The typical lifetime of a GWS is 3 years. All GWS managers are expected to actively manage the space during its lifetime and plan for the eventual reclamation of the space by deleting and migrating data to other locations. Typically data might be written to Elastic Tape (see below) and some final outputs would be curated in the CEDA Archive. In the latter case please note that you should discuss the requirements with the CEDA Helpdesk.
Managing storage effectively
Migrating data to tape
Proactive data management is an important part of providing an effective GWS. We recommend that the GWS Manager discusses use of the space with the project team to ensure that the use of disk and tape are being optimised. This may involve use of the Elastic Tape system for backup or data migration (from disk to tape).
Requesting a change to the GWS size
Although it is helpful to provide the best estimate of required allocation at the time of initially requesting the GWS, a GWS Manager may request a change in size (increase or decrease) of the GWS during its lifetime. We would positively encourage you to be honest about your requirements so that others can make use of this expensive resource if you are not using it until later in your project, or if you no longer require all the space you originally requested.
Requests for an increase in GWS size will be considered by the Consortium Manager with responsibility for managing an overall allocation to that particular scientific community. Depending on available resources and competing demand, it may not always be possible to increase the allocation, and you may be asked to move data to Elastic Tape to free up disk space.
User account security is very important in a multi-user environment such as JASMIN. As a GWS Manager you have a responsibility to users of your GWS but also to all other GWS users in helping to maintain a safe and secure system in which productive scientific work can be done. There is a strict policy of one-user-one-key, and on no account must any user make use of the SSH key of another user to gain access to any part of the JASMIN infrastructure. Private keys MUST be protected by a strong passphrase. Please encourage adherence to these rules by users of your GWS. Any infringements may be dealt with swiftly by removal of user access. No offensive, obscene or otherwise unauthorised data may be stored in the GWS or anywhere else within JASMIN. Users should not store any data of a personal or sensitive nature in the GWS.

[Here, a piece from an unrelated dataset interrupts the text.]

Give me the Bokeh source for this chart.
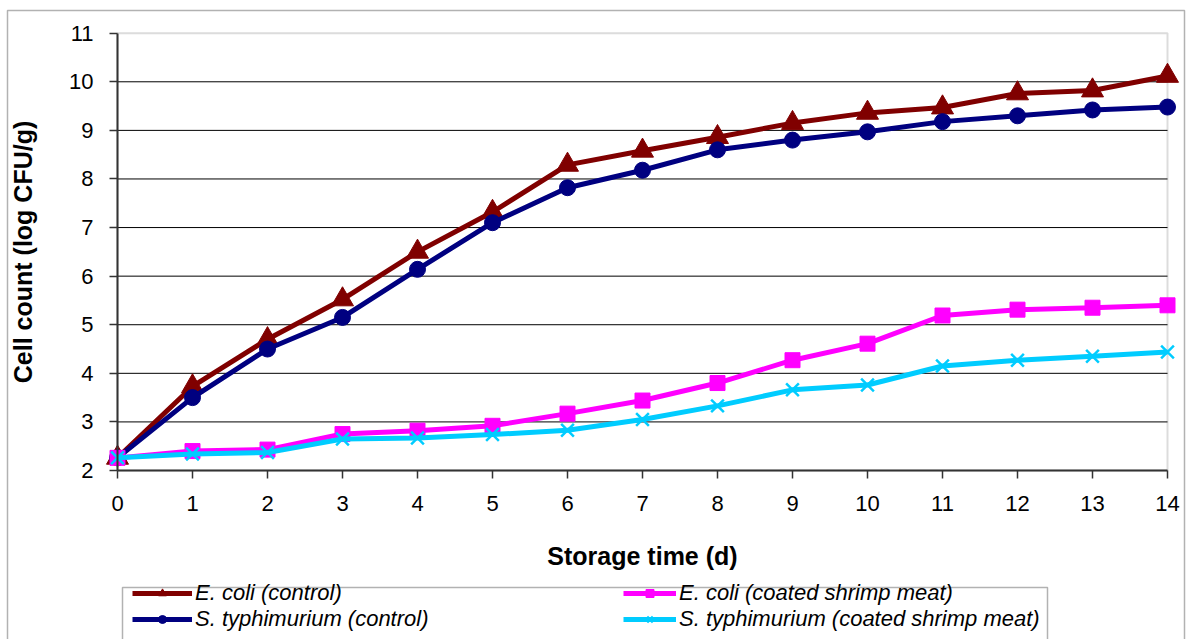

Please maintain contact throughout the life of the GWS via the following channels:
- Using the JASMIN dashboard to check on the status of your GWS (used versus available space).
- Email alerts from the system when the GWS reaches >83% full
- Email from the CEDA/JASMIN team
- News articles on the CEDA or JASMIN websites and by monitoring CEDA social media feeds which may be used to post messages regarding system status or security.
If you are aware that a user who has access to your GWS leaves your project or, for whatever reason, no longer needs to be a member of the GWS, please let the CEDA Helpdesk know. Arrangements may need to be made to transfer the ownership of files and/or directories to another member of the GWS to ensure continued access to the data.